What is the best thing to do: 32 or 64 bit or am I messing up things about SMP-kernels and 32/64 bits…and how about this on the drivers at the moment ??
I am not a kernel-geek, so please I would like default-distro-kernels
>
> Hi all,
>
> I have a pc Dell Pentium 4 HT (dual processor) 2.8 GHz, so called
> SMP-processor.
> I am using SuSe 10.0 for a while with serialmonkey-drivers or
> suse-drivers for 2 different usb-cards:
> rt2500usb for a linksys card
> rt73usb for a D-Link card
> The cards/drivers did not work in the beginning on the SMP-processor,
> so I changed the default kernel (smp-kernel) to single-kernel using
> the default 32bits susekernel.
> From then on both cards worked very good in suse 10.0 in
> default-kernel with defaultdrivers or serialmonkey-drivers
>
> Now I want to upgrade to openSUSE 11.0, which I can download as 32 or
> 64 bit-versions.
> But I still want to use the same cards, so if possible the default
> drivers that come with the suse-kernel.
> What is the best thing to do: 32 or 64 bit or am I messing up things
> about SMP-kernels and 32/64 bits…and how about this on the drivers
> at the moment ??
>
>
> I am not a kernel-geek, so please I would like default-distro-kernels
>
>
Hi
The P4 HT is a 32 bit processor with a pseudo second core, hence the
smp version is installed. If you don’t want to use the smp kernel I
would think you need to disable the HT in the BIOS. I would let 11.0
install the default smp one and see how it goes first.
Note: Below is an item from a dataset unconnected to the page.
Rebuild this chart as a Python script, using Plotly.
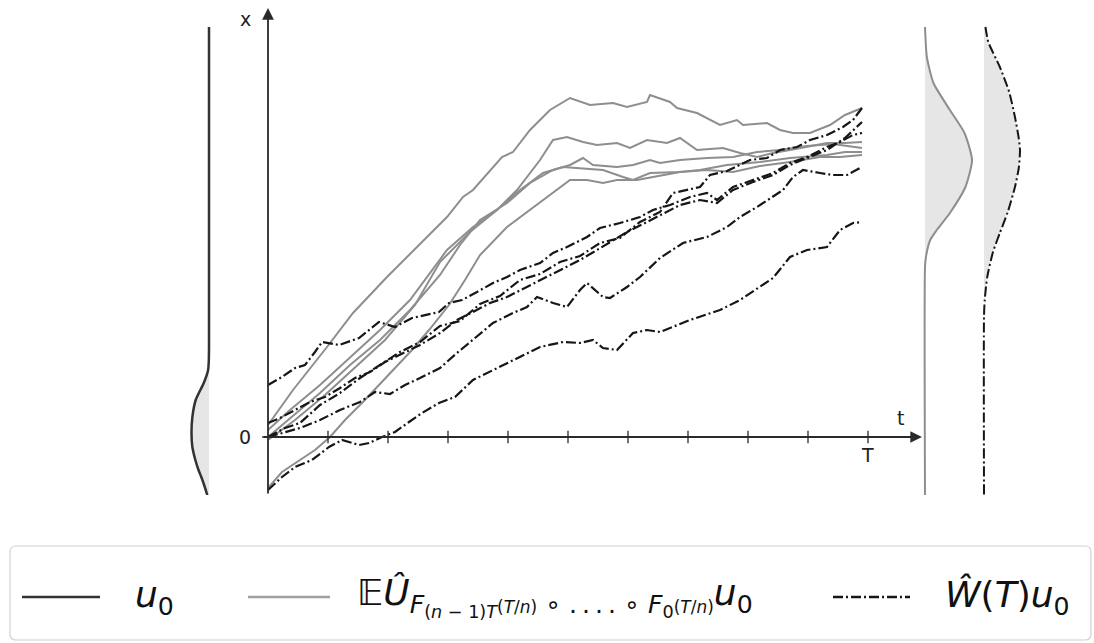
import plotly.graph_objects as go

W, H = 1094, 643

# ---- time grid (steps), T = 600 steps, a tick every 60 steps ----
T_END = 600
t_ticks = list(range(60, T_END + 1, 60))

# ---- gray paths: E U_hat composed flows ----
g1_t = [0, 25, 59, 85, 119, 159, 179, 195, 205, 234, 245, 262, 282, 302, 322, 345, 359, 379, 382, 402, 409, 429,
        452, 469, 475, 499, 512, 525, 542, 562, 577, 594]
g1_x = [12, 47, 90, 124, 160, 200, 220, 240, 247, 280, 285, 307, 327, 339, 332, 334, 330, 335, 342, 335, 329, 324,
        312, 317, 312, 314, 307, 304, 304, 312, 322, 329]

g2_t = [0, 22, 52, 82, 112, 142, 179, 205, 229, 249, 272, 285, 299, 315, 329, 349, 362, 379, 399, 412, 429, 455,
        472, 489, 505, 522, 539, 559, 577, 594]
g2_x = [7, 27, 52, 79, 107, 137, 187, 210, 227, 247, 277, 297, 300, 295, 292, 294, 289, 297, 294, 299, 287, 289,
        284, 280, 284, 287, 290, 294, 294, 295]

g3_t = [0, 22, 52, 82, 112, 142, 172, 192, 212, 239, 262, 285, 302, 315, 325, 349, 365, 382, 392, 412, 439, 465,
        489, 512, 539, 565, 594]
g3_x = [0, 19, 44, 72, 97, 127, 162, 192, 217, 234, 254, 267, 272, 279, 272, 270, 272, 277, 274, 277, 279, 280,
        285, 287, 291, 293, 289]

g4_t = [0, 27, 57, 87, 117, 147, 172, 202, 229, 252, 275, 295, 312, 335, 355, 365, 382, 412, 432, 459, 492, 522,
        559, 577, 594]
g4_x = [-3, 17, 42, 69, 97, 132, 175, 205, 227, 247, 264, 270, 269, 267, 260, 257, 264, 265, 267, 272, 275, 279,
        282, 285, 285]

g5_t = [0, 14, 32, 47, 62, 77, 94, 110, 127, 144, 161, 181, 197, 212, 239, 262, 289, 302, 319, 335, 349, 369,
        385, 412, 439, 465, 492, 522, 552, 572, 594]
g5_x = [-51, -35, -23, -13, 0, 17, 34, 51, 69, 87, 107, 132, 157, 182, 210, 227, 247, 257, 257, 254, 257, 257,
        260, 265, 267, 265, 271, 275, 280, 280, 282]

# ---- dash-dot paths: W_hat(t) u0 ----
b1_t = [0, 14, 27, 37, 47, 54, 71, 91, 111, 127, 144, 171, 181, 194, 209, 225, 239, 252, 272, 285, 299, 319, 332,
        352, 372, 385, 402, 422, 439, 449, 465, 485, 505, 522, 539, 559, 572, 585, 594]
b1_x = [52, 60, 69, 72, 85, 95, 92, 99, 115, 110, 119, 125, 134, 137, 145, 154, 160, 167, 174, 184, 190, 200, 209,
        214, 220, 227, 232, 240, 244, 237, 250, 257, 264, 274, 280, 290, 295, 302, 304]

b2_t = [0, 12, 27, 42, 57, 72, 87, 102, 117, 132, 152, 172, 189, 205, 222, 239, 259, 279, 292, 312, 329, 345, 359,
        379, 392, 412, 432, 449, 465, 485, 505, 522, 539, 559, 577, 594]
b2_x = [14, 19, 27, 35, 40, 49, 59, 65, 75, 82, 92, 104, 117, 125, 134, 140, 150, 160, 167, 177, 187, 197, 205,
        215, 222, 232, 237, 234, 247, 255, 262, 272, 279, 287, 299, 315]

b3_t = [0, 17, 32, 52, 72, 92, 112, 132, 152, 172, 192, 212, 232, 252, 272, 292, 312, 332, 352, 372, 392, 405,
        432, 442, 459, 482, 499, 512, 529, 542, 559, 575, 585, 594]
b3_x = [0, 9, 14, 32, 44, 59, 72, 85, 95, 111, 116, 133, 141, 157, 163, 175, 181, 194, 199, 215, 225, 244,
        250, 262, 266, 277, 279, 287, 290, 297, 302, 310, 317, 329]

b4_t = [0, 17, 32, 52, 72, 92, 107, 122, 137, 152, 172, 189, 205, 225, 245, 259, 269, 285, 299, 312, 319, 335,
        342, 359, 372, 392, 415, 439, 459, 472, 489, 505, 515, 525, 535, 552, 565, 579, 594]
b4_x = [0, 5, 9, 17, 27, 35, 45, 43, 52, 59, 69, 84, 97, 114, 124, 130, 140, 134, 130, 147, 154, 140,
        139, 150, 160, 179, 194, 200, 210, 220, 230, 240, 247, 260, 267, 264, 262, 262, 270]

b5_t = [0, 14, 27, 44, 61, 74, 91, 101, 114, 127, 141, 154, 171, 187, 205, 225, 245, 272, 295, 312, 325, 335,
        349, 365, 379, 392, 422, 452, 472, 505, 522, 539, 559, 572, 585, 594]
b5_x = [-53, -40, -30, -23, -10, -3, -8, -6, 0, 5, 15, 24, 34, 40, 57, 67, 77, 90, 95, 94, 97, 89,
        87, 104, 107, 105, 117, 127, 137, 159, 180, 187, 190, 207, 214, 215]

gray_paths = [(g1_t, g1_x), (g2_t, g2_x), (g3_t, g3_x), (g4_t, g4_x), (g5_t, g5_x)]
dash_paths = [(b1_t, b1_x), (b2_t, b2_x), (b3_t, b3_x), (b4_t, b4_x), (b5_t, b5_x)]

# ---- marginal densities (state value, relative density) ----
u0_x = [410, 90, 77, 67, 54, 44, 37, 20, 4, -10, -23, -33, -40, -50, -58]
u0_d = [0, 0, 0.01, 0.05, 0.3, 0.58, 0.76, 0.95, 1.0, 0.95, 0.78, 0.6, 0.44, 0.24, 0.1]

eu_x = [410, 380, 354, 327, 304, 277, 250, 224, 207, 197, 180, 170, -58]
eu_d = [0, 0.04, 0.18, 0.53, 0.84, 1.0, 0.86, 0.53, 0.25, 0.11, 0.02, 0, 0]

w_x = [410, 395, 370, 345, 320, 300, 287, 270, 250, 225, 204, 185, 160, 137, 120, -58]
w_d = [0.04, 0.12, 0.44, 0.7, 0.86, 0.96, 1.0, 0.97, 0.86, 0.66, 0.44, 0.25, 0.09, 0.02, 0, 0]

X_MIN, X_MAX = -58, 429

GRAY = "#8e8e8e"
BLACK = "#161616"
AXIS = "#2a2a2a"
FILL = "#e6e6e6"
DASHDOT = "10px,3px,2px,3px"
FONT = "DejaVu Sans"


def fx(p):
    return p / W


def fy(p):
    return 1 - p / H


fig = go.Figure()

# densities
fig.add_trace(go.Scatter(x=u0_d, y=u0_x, xaxis="x2", yaxis="y", mode="lines", fill="tozerox",
                         fillcolor=FILL, line=dict(color="#333333", width=2.5, shape="spline", smoothing=0.6),
                         hoverinfo="skip", showlegend=False))
fig.add_trace(go.Scatter(x=eu_d, y=eu_x, xaxis="x3", yaxis="y", mode="lines", fill="tozerox",
                         fillcolor=FILL, line=dict(color=GRAY, width=2, shape="spline", smoothing=0.6),
                         hoverinfo="skip", showlegend=False))
fig.add_trace(go.Scatter(x=w_d, y=w_x, xaxis="x4", yaxis="y", mode="lines", fill="tozerox",
                         fillcolor=FILL, line=dict(color=BLACK, width=2, dash=DASHDOT, shape="spline", smoothing=0.6),
                         hoverinfo="skip", showlegend=False))

# sample paths
for t, x in gray_paths:
    fig.add_trace(go.Scatter(x=t, y=x, mode="lines", line=dict(color=GRAY, width=2),
                             hoverinfo="skip", showlegend=False))
for t, x in dash_paths:
    fig.add_trace(go.Scatter(x=t, y=x, mode="lines", line=dict(color=BLACK, width=2.2, dash=DASHDOT),
                             hoverinfo="skip", showlegend=False))

# tick marks on the time axis and the zero mark on the state axis
fig.add_trace(go.Scatter(x=t_ticks, y=[0] * len(t_ticks), mode="markers",
                         marker=dict(symbol="line-ns", size=9, line=dict(width=1.3, color=AXIS)),
                         hoverinfo="skip", showlegend=False))
fig.add_trace(go.Scatter(x=[0], y=[0], mode="markers",
                         marker=dict(symbol="line-ew", size=11, line=dict(width=1.3, color=AXIS)),
                         hoverinfo="skip", showlegend=False))

lab_font = dict(family=FONT, size=19, color="#222")


def label(px, py, text):
    return dict(x=fx(px), y=fy(py), xref="paper", yref="paper", xanchor="center", yanchor="middle",
                text=text, showarrow=False, font=lab_font)


annotations = [
    # axes with arrowheads
    dict(x=0, y=X_MAX, ax=0, ay=X_MIN, xref="x", yref="y", axref="x", ayref="y", text="",
         showarrow=True, arrowhead=2, arrowsize=1.3, arrowwidth=1.8, arrowcolor=AXIS),
    dict(x=654, y=0, ax=-6, ay=0, xref="x", yref="y", axref="x", ayref="y", text="",
         showarrow=True, arrowhead=2, arrowsize=1.3, arrowwidth=1.8, arrowcolor=AXIS),
    # axis labels
    label(245, 19, "x"),
    label(245, 437, "0"),
    label(900, 418, "t"),
    label(867, 455, "T"),
]

# legend
LEG_Y = 597
leg_font = dict(family=FONT, size=36, color="#111")
frac = '<span style="font-size:17px">(<i>T</i>/<i>n</i>)</span>'
annotations += [
    dict(x=fx(133), y=fy(LEG_Y), xref="paper", yref="paper", xanchor="left", yanchor="middle",
         text="<i>u</i><sub>0</sub>", showarrow=False, font=leg_font),
    dict(x=fx(355), y=fy(LEG_Y), xref="paper", yref="paper", xanchor="left", yanchor="middle",
         text="𝔼<i>Û</i><sub><i>F</i><sub>(<i>n</i> − 1)<i>T</i></sub>" + frac +
              " ∘ .\u2009.\u2009.\u2009. ∘ <i>F</i><sub>0</sub>" + frac + "</sub><i>u</i><sub>0</sub>",
         showarrow=False, font=leg_font),
    dict(x=fx(943), y=fy(LEG_Y), xref="paper", yref="paper", xanchor="left", yanchor="middle",
         text="<i>Ŵ</i>(<i>T</i>)<i>u</i><sub>0</sub>", showarrow=False, font=leg_font),
]

bx0, bx1, by0, by1, r = 10, 1091, 546, 640, 6
box_path = (
    f"M{fx(bx0 + r)},{fy(by0)} L{fx(bx1 - r)},{fy(by0)} Q{fx(bx1)},{fy(by0)} {fx(bx1)},{fy(by0 + r)} "
    f"L{fx(bx1)},{fy(by1 - r)} Q{fx(bx1)},{fy(by1)} {fx(bx1 - r)},{fy(by1)} "
    f"L{fx(bx0 + r)},{fy(by1)} Q{fx(bx0)},{fy(by1)} {fx(bx0)},{fy(by1 - r)} "
    f"L{fx(bx0)},{fy(by0 + r)} Q{fx(bx0)},{fy(by0)} {fx(bx0 + r)},{fy(by0)} Z"
)
shapes = [
    dict(type="path", path=box_path, xref="paper", yref="paper", line=dict(color="#d0d0d0", width=1.2)),
    dict(type="line", x0=fx(22), x1=fx(100), y0=fy(LEG_Y), y1=fy(LEG_Y), xref="paper", yref="paper",
         line=dict(color="#333333", width=2.5)),
    dict(type="line", x0=fx(248), x1=fx(330), y0=fy(LEG_Y), y1=fy(LEG_Y), xref="paper", yref="paper",
         line=dict(color="#a0a0a0", width=2.5)),
    dict(type="line", x0=fx(833), x1=fx(910), y0=fy(LEG_Y), y1=fy(LEG_Y), xref="paper", yref="paper",
         line=dict(color=BLACK, width=2.5, dash=DASHDOT)),
]

fig.update_layout(
    width=W, height=H, autosize=False,
    margin=dict(l=0, r=0, t=0, b=0),
    paper_bgcolor="white", plot_bgcolor="rgba(0,0,0,0)",
    showlegend=False,
    xaxis=dict(domain=[fx(262), fx(925)], range=[-6, 657], visible=False, fixedrange=True),
    yaxis=dict(domain=[fy(495), fy(8)], range=[X_MIN, X_MAX], visible=False, fixedrange=True),
    xaxis2=dict(domain=[fx(175), fx(215)], range=[(209 - 175) / 17.5, (209 - 215) / 17.5],
                anchor="y", visible=False, fixedrange=True),
    xaxis3=dict(domain=[fx(918), fx(980)], range=[(918 - 925) / 47, (980 - 925) / 47],
                anchor="y", visible=False, fixedrange=True),
    xaxis4=dict(domain=[fx(977), fx(1040)], range=[(977 - 984) / 36, (1040 - 984) / 36],
                anchor="y", visible=False, fixedrange=True),
    annotations=annotations,
    shapes=shapes,
)

fig.write_html("out.html")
And how exactly does one go about using online repositories without a network connection?
Seriously, wireless networking support (especially using Ralink-based cards) was SERIOUSLY damaged in the 11.0 release (and, apparently in every other distro based on the 2.6.25 kernel) and that is unacceptable. If a new kernel breaks support for VERY common hardware, it SHOULD NOT BE USED. Massive regressions in support for critical hardware like network cards are unacceptable and I’m ashamed that the openSUSE team (and, for that matter, the Linux kernel team) can’t see that. While telling people to use drivers backported from the current “development” kernel can solve some problems for some people, it is unacceptable, as it requires access to things (such as a wired internet connection) that the people asking the question might not have. Why these huge bugs weren’t caught in beta and seen as release-blockers by either the kernel team or the openSUSE team is beyond me, but it really annoys me and I let down by the whole thing.
Well, not much of luck here I am afraid.
Maybe because of the changes made in the bios (disabling HT) I could try to start installing all over again…but will it be any good ?
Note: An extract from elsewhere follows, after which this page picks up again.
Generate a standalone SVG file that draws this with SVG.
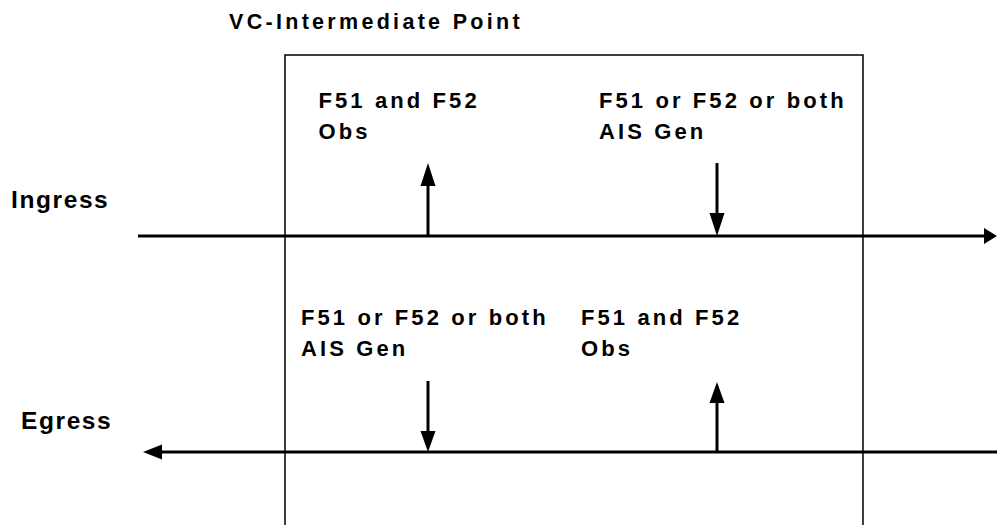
<svg xmlns="http://www.w3.org/2000/svg" width="997" height="525" viewBox="0 0 997 525">
  <style>
    .lbl { font-family: "Liberation Sans", Arial, sans-serif; font-weight: bold; font-size: 22px; letter-spacing: 3.1px; fill: #000; }
    .title { font-family: "Liberation Sans", Arial, sans-serif; font-weight: bold; font-size: 21.5px; letter-spacing: 3.3px; fill: #000; }
    .side { font-family: "Liberation Sans", Arial, sans-serif; font-weight: bold; font-size: 24.5px; letter-spacing: 1.6px; fill: #000; }
    .flow { stroke: #000; stroke-width: 3; fill: none; }
    .box { stroke: #000; stroke-width: 1.5; fill: none; }
    .head { fill: #000; stroke: none; }
  </style>
  <rect width="997" height="525" fill="#fff"/>
  <g id="vc-intermediate-point">
    <path class="box" d="M285,525 V55 H863 V525"/>
    <text class="title" x="229" y="28.5">VC-Intermediate Point</text>
  </g>
  <g id="ingress-label"><text class="side" x="11" y="207.5">Ingress</text></g>
  <g id="egress-label"><text class="side" x="21" y="428.5">Egress</text></g>
  <g id="ingress-obs">
    <text class="lbl" x="318.5" y="108">F51 and F52</text>
    <text class="lbl" x="318.5" y="138.5">Obs</text>
  </g>
  <g id="ingress-gen">
    <text class="lbl" x="599" y="108">F51 or F52 or both</text>
    <text class="lbl" x="599" y="138.5">AIS Gen</text>
  </g>
  <g id="egress-gen">
    <text class="lbl" x="301" y="325">F51 or F52 or both</text>
    <text class="lbl" x="301" y="355.5">AIS Gen</text>
  </g>
  <g id="egress-obs">
    <text class="lbl" x="581" y="325">F51 and F52</text>
    <text class="lbl" x="581" y="355.5">Obs</text>
  </g>
  <g id="connectors">
    <line class="flow" x1="138" y1="236" x2="986" y2="236"/>
    <polygon class="head" points="997,236 984,228 984,244"/>
    <line class="flow" x1="160" y1="452" x2="997" y2="452"/>
    <polygon class="head" points="143,452 162,444.5 162,459.5"/>
    <line class="flow" x1="428" y1="236" x2="428" y2="184"/>
    <polygon class="head" points="428,163 420.5,186 435.5,186"/>
    <line class="flow" x1="717" y1="163" x2="717" y2="215"/>
    <polygon class="head" points="717,236 709.5,213 724.5,213"/>
    <line class="flow" x1="428" y1="381" x2="428" y2="433"/>
    <polygon class="head" points="428,452 420.5,431 435.5,431"/>
    <line class="flow" x1="717" y1="452" x2="717" y2="401"/>
    <polygon class="head" points="717,382 709.5,403 724.5,403"/>
  </g>
</svg>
mjkerpan has a point as far as my experience goes that only Ubuntu or derivates (Kubuntu/Xubuntu) works out-off-the-box regarding my wireless cards…I should think that SUSE (my favorit distro) could do that, but suse cannot touch this, even not with 11.0
Well, I made a workaround to connect to the internet by using another linuxbox acting as gateway for my openSUSE11-machine en let it communicate thru a lan-cable.
First I let run updates and added some repositories as sefk told me. (By the way the mentioned packages were already present and up to date)
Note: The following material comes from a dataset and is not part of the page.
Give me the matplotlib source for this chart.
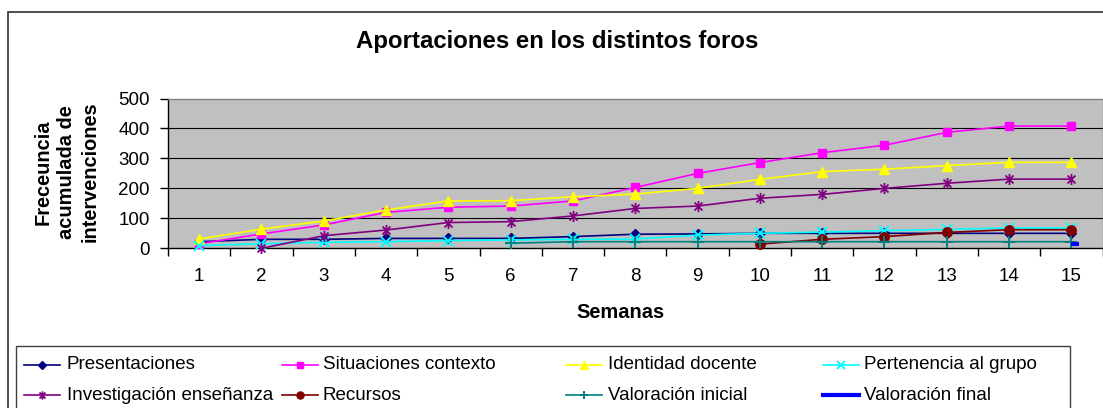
import numpy as np
import matplotlib
matplotlib.use("Agg")
import matplotlib.pyplot as plt
from matplotlib.patches import Rectangle
from matplotlib.lines import Line2D
from matplotlib.path import Path

plt.rcParams['font.family'] = ['Liberation Sans', 'DejaVu Sans']

# ---------------- data ----------------
weeks = list(range(1, 16))
nan = np.nan
presentaciones = [22, 30, 30, 33, 33, 33, 39, 47, 48, 50, 50, 50, 50, 50, 50]
situaciones = [15, 48, 78, 120, 137, 141, 158, 203, 250, 286, 319, 344, 387, 408, 408]
identidad = [31, 64, 91, 128, 158, 159, 172, 181, 200, 230, 256, 264, 276, 287, 287]
pertenencia = [9, 15, 20, 22, 26, 28, 30, 31, 44, 50, 54, 59, 63, 68, 68]
investigacion = [nan, 0, 42, 61, 86, 89, 108, 133, 141, 167, 180, 200, 217, 231, 231]
recursos = [nan] * 9 + [14, 30, 39, 53, 62, 62]
valoracion_inicial = [nan] * 5 + [17, 22, 22, 22, 22, 22, 22, 22, 22, 22]
valoracion_final = [nan] * 14 + [15]

series_names = ["Presentaciones", "Situaciones contexto", "Identidad docente",
                "Pertenencia al grupo", "Investigación enseñanza", "Recursos",
                "Valoración inicial", "Valoración final"]
y_ticks = [0, 100, 200, 300, 400, 500]

title = "Aportaciones en los distintos foros"
xlabel = "Semanas"
ylabel = "Freceuncia\nacumulada de\nintervenciones"

# ---------------- figure ----------------
W, H = 1103, 408
fig = plt.figure(figsize=(W / 100, H / 100), dpi=100)


def fx(x):
    return x / W


def fy(y):
    return 1 - y / H


left, right, top, bottom = 168, 1102.5, 98.5, 248.3
ax = fig.add_axes([fx(left), fy(bottom), fx(right) - fx(left), fy(top) - fy(bottom)])
ax.set_facecolor('#C0C0C0')

star_path = Path([(0, -1), (0, 1), (-0.72, -0.72), (0.72, 0.72), (-0.72, 0.72), (0.72, -0.72)],
                 [Path.MOVETO, Path.LINETO, Path.MOVETO, Path.LINETO, Path.MOVETO, Path.LINETO])
dash_path = Path([(0, 0), (1, 0)], [Path.MOVETO, Path.LINETO])

styles = [
    dict(color='#000080', marker='D', ms=5.2, mfc='#000080', mec='#000080'),
    dict(color='#FF00FF', marker='s', ms=6.3, mfc='#FF00FF', mec='#FF00FF'),
    dict(color='#FFFF00', marker='^', ms=7.8, mfc='#FFFF00', mec='#FFFF00'),
    dict(color='#00FFFF', marker='x', ms=6.8, mew=1.4, mec='#00FFFF'),
    dict(color='#800080', marker=star_path, ms=8, mew=1.3, mec='#800080'),
    dict(color='#800000', marker='o', ms=6.8, mfc='#800000', mec='#800000'),
    dict(color='#008080', marker='+', ms=8, mew=1.4, mec='#008080'),
    dict(color='#0000FF', marker=None),
]
data = [presentaciones, situaciones, identidad, pertenencia,
        investigacion, recursos, valoracion_inicial, valoracion_final]

for name, vals, st in zip(series_names, data, styles):
    if name == "Valoración final":
        ax.plot(weeks, vals, color=st['color'], lw=3, marker=dash_path, ms=12,
                mew=3, mec=st['color'], linestyle='-', clip_on=False, zorder=3)
    else:
        ax.plot(weeks, vals, lw=1.2, clip_on=False, zorder=3, **st)

ax.set_xlim(0.5, 15.5)
ax.set_ylim(0, 500)
ax.set_yticks(y_ticks)
ax.set_yticklabels([str(v) for v in y_ticks])
ax.set_xticks(np.arange(0.5, 15.6, 1.0))
ax.set_xticklabels([])
ax.set_xticks(weeks, minor=True)
ax.set_xticklabels([str(w) for w in weeks], minor=True)
ax.tick_params(axis='x', which='major', length=6, width=1, direction='out', color='black')
ax.tick_params(axis='x', which='minor', length=0, pad=14, labelsize=13.5)
ax.tick_params(axis='y', length=6, width=1, direction='out', pad=7, labelsize=13.5)

for yv in y_ticks[1:-1]:
    ax.axhline(yv, color='black', lw=0.8, zorder=1)

ax.spines['left'].set_color('black')
ax.spines['bottom'].set_color('black')
ax.spines['top'].set_color('#808080')
ax.spines['right'].set_color('#808080')
for s in ax.spines.values():
    s.set_linewidth(1.0)

# titles
fig.text(fx(557), fy(48.3), title, ha='center', va='baseline',
         fontsize=17.3, fontweight='bold')
fig.text(fx(67), fy(172), ylabel, rotation=90, ha='center', va='center',
         multialignment='center', fontsize=14.4, fontweight='bold', linespacing=1.3)
fig.text(fx(620), fy(313), xlabel, ha='center', va='center',
         fontsize=14.4, fontweight='bold')

# outer chart border
fig.add_artist(Rectangle((fx(8), fy(430)), fx(1120) - fx(8), fy(12) - fy(430),
                         transform=fig.transFigure, fill=False, ec='#303030', lw=1.2))
# legend box
fig.add_artist(Rectangle((fx(16), fy(430)), fx(1070) - fx(16), fy(345.7) - fy(430),
                         transform=fig.transFigure, fill=False, ec='#404040', lw=1.0))

line_starts = [24, 282, 566, 823]
text_xs = [67, 323, 608, 864]
row_line_y = [364.7, 394.7]
row_base_y = [369.3, 399.5]
for i, (name, st) in enumerate(zip(series_names, styles)):
    r, c = divmod(i, 4)
    x0 = line_starts[c]
    y = row_line_y[r]
    if name == "Valoración final":
        fig.add_artist(Line2D([fx(x0), fx(x0 + 36)], [fy(y), fy(y)], color=st['color'],
                              lw=3, transform=fig.transFigure))
    else:
        kw = dict(st)
        kw['ms'] = kw['ms'] * 0.75
        fig.add_artist(Line2D([fx(x0), fx(x0 + 18), fx(x0 + 36)], [fy(y)] * 3,
                              lw=1.2, markevery=[1], transform=fig.transFigure, **kw))
    fig.text(fx(text_xs[c]), fy(row_base_y[r]), name, ha='left', va='baseline',
             fontsize=13.5)

fig.savefig("out.png", dpi=100)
Still I cannot get one of the cards working, while I use the same method as in Suse10.0.
The cards are recognised in hardware and also load some drivers, also iwconfig and ifconfig give some normal details but things will not connect or at least start sending/receiving.
After installing cards in YAST I use a shell to do:
While playing around with some other distro’s on 2 machine 32bit & pseudo 64 bit I come to the conclusion that the wireless-problem is kernel-related and NOT distro related.
Ubuntu/fedora/openSUSE have all broken wireless on both machines with newest kernels while older kernels they worked out of the box.
Searching around on this issue on internet came to the advice to go to ndiswrapper and start using a wrapper around the windows-based driver.
It is a shame that this is happening with new kernels.
I’m also having the same problem with my rt2500usb adapter which I got working on Ubuntu by manually configuring it + by using ndiswrapper. But what I find weird is that my adapter was able to connect to a non-secured connection via the LiveCD and not on the installed version… And my secured wireless connection was found the first time I ran the LiveCD and now it doesn’t show up anymore, not on the LiveCD, nor on the installed OS…
I’ve tried installing ndiswrapper on openSUSE but it keeps saying the “command is not found”… This might be because I didn’t install the wireless-tools package before so I’ll try again.
Another weird thing: now I’m on a fresh installation of OpenSUSE and now I’m able to connect to my secured wireless network… OpenSUSE keeps suprising me, I hope that this connection will remain and be stable.